Fast 200 Menschen starben bei Ausschreitungen in Urumqi.
Statt die Ursachen zu bekämpfen und die Uiguren am Wirtschaftswachstum teilhaben zu lassen, wurde die Überwachung gnadenlos hochgefahren und mit jedem weiteren Anschlag verstärkt. Ich frage mich, wo soll das enden? Die chinesische Führung kann doch nicht ernsthaft glauben, dass sie mit diesen Lagern neue Menschen formt, die die Propaganda nachplappern und ihre Kultur verleugnen. Werden diese Umerziehungslager also noch Jahre, wenn nicht Jahrzehnte existieren? Ich fürchte das Schlimmste.
Sie selbst sind während der Apartheid in Südafrika aufgewachsen. Ist das, was in Xinjiang derzeit passiert, ähnlich?

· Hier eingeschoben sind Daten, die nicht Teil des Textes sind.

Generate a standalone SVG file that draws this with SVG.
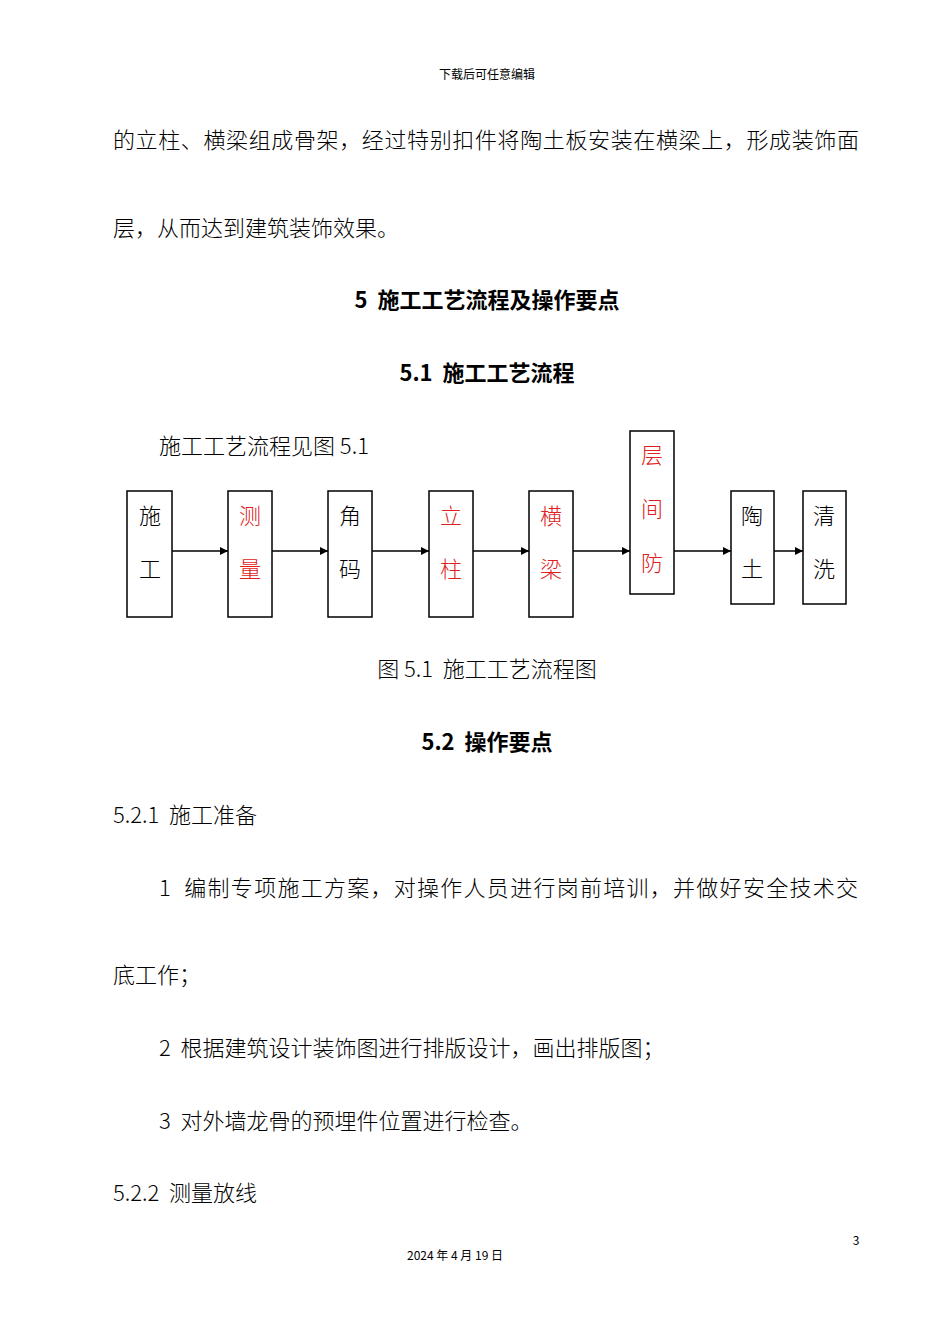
<svg xmlns="http://www.w3.org/2000/svg" width="950" height="1344" viewBox="0 0 950 1344">
<style>
text{font-family:"Noto Sans CJK SC","Noto Sans",sans-serif;fill:#000;white-space:pre}
.b{font-size:22px;font-weight:300}
.h{font-size:22px;font-weight:bold}
.n{font-size:22px;font-weight:300}
.r{fill:#e02020}
.box{fill:#fff;stroke:#000;stroke-width:1.5}
.ln{stroke:#000;stroke-width:1.5;marker-end:url(#a)}
</style>
<defs><marker id="a" viewBox="0 0 10 10" refX="10" refY="5" markerWidth="8" markerHeight="8" markerUnits="userSpaceOnUse" orient="auto"><path d="M0,0L10,5L0,10z" fill="#000"/></marker></defs>
<rect width="950" height="1344" fill="#fff"/>
<text x="487" y="79" font-size="12" text-anchor="middle">下载后可任意编辑</text>
<text x="113" y="148" class="b" textLength="746" lengthAdjust="spacing">的立柱、横梁组成骨架，经过特别扣件将陶土板安装在横梁上，形成装饰面</text>
<text x="113" y="236" class="b">层，从而达到建筑装饰效果。</text>
<text x="487" y="308" class="h" text-anchor="middle">5  施工工艺流程及操作要点</text>
<text x="487" y="381" class="h" text-anchor="middle">5.1  施工工艺流程</text>
<text x="159" y="454" class="b">施工工艺流程见图 5.1</text>
<g id="connectors">
<line x1="172" y1="551" x2="228" y2="551" class="ln"/>
<line x1="272" y1="551" x2="328" y2="551" class="ln"/>
<line x1="372" y1="551" x2="429" y2="551" class="ln"/>
<line x1="473" y1="551" x2="529" y2="551" class="ln"/>
<line x1="573" y1="551" x2="630" y2="551" class="ln"/>
<line x1="674" y1="551" x2="731" y2="551" class="ln"/>
<line x1="774" y1="551" x2="803" y2="551" class="ln"/>
</g>
<g id="n1"><rect x="127" y="491" width="45" height="126" class="box"/><text x="150" y="524" class="n" text-anchor="middle">施</text><text x="150" y="577" class="n" text-anchor="middle">工</text></g>
<g id="n2"><rect x="228" y="491" width="44" height="126" class="box"/><text x="250" y="524" class="n r" text-anchor="middle">测</text><text x="250" y="577" class="n r" text-anchor="middle">量</text></g>
<g id="n3"><rect x="328" y="491" width="44" height="126" class="box"/><text x="350" y="524" class="n" text-anchor="middle">角</text><text x="350" y="577" class="n" text-anchor="middle">码</text></g>
<g id="n4"><rect x="429" y="491" width="44" height="126" class="box"/><text x="451" y="524" class="n r" text-anchor="middle">立</text><text x="451" y="577" class="n r" text-anchor="middle">柱</text></g>
<g id="n5"><rect x="529" y="491" width="44" height="126" class="box"/><text x="551" y="524" class="n r" text-anchor="middle">横</text><text x="551" y="577" class="n r" text-anchor="middle">梁</text></g>
<g id="n6"><rect x="630" y="431" width="44" height="163" class="box"/><text x="652" y="463" class="n r" text-anchor="middle">层</text><text x="652" y="517" class="n r" text-anchor="middle">间</text><text x="652" y="571" class="n r" text-anchor="middle">防</text></g>
<g id="n7"><rect x="731" y="491" width="43" height="113" class="box"/><text x="752" y="524" class="n" text-anchor="middle">陶</text><text x="752" y="577" class="n" text-anchor="middle">土</text></g>
<g id="n8"><rect x="803" y="491" width="43" height="113" class="box"/><text x="824" y="524" class="n" text-anchor="middle">清</text><text x="824" y="577" class="n" text-anchor="middle">洗</text></g>
<text x="487" y="677" class="b" text-anchor="middle">图 5.1  施工工艺流程图</text>
<text x="487" y="750" class="h" text-anchor="middle">5.2  操作要点</text>
<text x="113" y="823" class="b">5.2.1  施工准备</text>
<text x="159" y="896" class="b" textLength="699" lengthAdjust="spacing">1  编制专项施工方案，对操作人员进行岗前培训，并做好安全技术交</text>
<text x="113" y="983" class="b">底工作；</text>
<text x="159" y="1056" class="b">2  根据建筑设计装饰图进行排版设计，画出排版图；</text>
<text x="159" y="1129" class="b">3  对外墙龙骨的预埋件位置进行检查。</text>
<text x="113" y="1201" class="b">5.2.2  测量放线</text>
<text x="856" y="1245" font-size="12" text-anchor="middle">3</text>
<text x="455" y="1260" font-size="12" text-anchor="middle">2024 年 4 月 19 日</text>
</svg>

Auf dem Papier haben die Uiguren viel mehr Rechte, als die Schwarzen in Südafrika sie während der Apartheid je hatten. In der Theorie können Minderheiten in einer Autonomen Region, wie Xinjiang sie offiziell ist, darüber entscheiden, welche Sprache gesprochen und welche Kultur gefördert wird. Im Prinzip haben sie auch Einfluss auf die Wirtschaftsförderung der Region. Die Wahrheit ist eine andere: Han-Chinesen entscheiden und behandeln Xinjiang wie eine Kolonie. Daher ist der Vergleich schon sehr treffend, und mit jedem neuen Lager, mit jeder neuen Verhaftungswelle wird er immer treffender.
Nun aber gibt es erstmalig ein Leak aus dem chinesischen Apparat, die China Cables, wie bewerten Sie das?
So etwas habe ich vorher noch nicht gesehen. Wenn in einem streng autoritären System wie in China auf einmal geheime Dokumente durchgestochen werden, dann müssen die Menschenrechtsverletzungen sehr, sehr schlimm sein.
Was heißt das für Volkswagen und das Werk in Urumqi?
Niemand kann mehr sagen, von nichts gewusst zu haben. Das Werk sollte dichtgemacht werden. So schnell wie möglich.